Quantifying the Spatial and Temporal Variation of Ground-Level Ozone in the Rural Annapolis Valley, Nova Scotia, Canada Using Nitrite-Impregnated Passive Samplers

Abstract

The spatiotemporal variability of ground-level ozone (GLO) in the rural Annapolis Valley, Nova Scotia was investigated between August 29, 2006, and September 28, 2007, using Ogawa nitrite-impregnated passive diffusion samplers (PS). A total of 353 PS measurements were made at 17 ambient and 1 indoor locations over 18 sampling periods ranging from 2 to 4 weeks. The calculated PS detection limit was 0.8 ±0.02 parts per billion by volume (ppbv), for a 14-day sampling period. Duplicate samplers were routinely deployed at three sites and these showed excellent agreement (R 2 values of 0.88 [n =11], 0.95 [n =17], and 0.96 [n =17]), giving an overall PS imprecision value of 5.4%. Comparisons between PS and automated continuous ozone analyzers at three sites also demonstrated excellent agreement with R 2 values of 0.82, 0.95, and 0.95, and gradients not significantly different from unity.
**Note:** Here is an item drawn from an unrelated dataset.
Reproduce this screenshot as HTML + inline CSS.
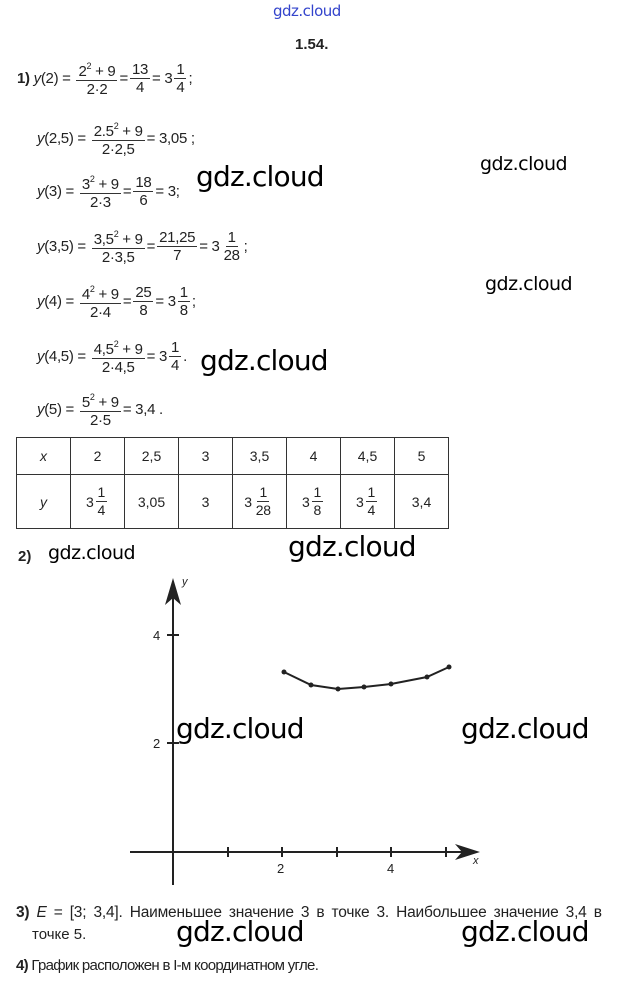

The minimum, maximum, and mean (±1σ) ambient annual GLO concentrations observed were 7.7, 72.1, and 34.3 ± 10.1 ppbv, respectively. The three highest sampling sites had significantly greater (P =0.032) GLO concentrations than three Valley floor sites, and there was a strong correlation between concentration and elevation (R 2 =0.82). Multivariate models were used to parameterize the observed GLO concentrations in terms of prevailing meteorology at an elevated site found at Kejimkujik National Park and also at a site on the Valley floor. Validation of the multivariate models using 30 months of historical meteorological data at these sites yielded R 2 values of 0.70 (elevated site) and 0.61 (Valley floor). The mean indoor ozone concentration was 5.4 ± 3.3 ppbv and related to ambient GLO concentration by the equation: indoor =0.34 ×ambient & 5.07. This study has demonstrated the suitability of PS for long-term studies of GLO over a wide geographic area and the effect of topographical and meteorological influences on GLO in this region.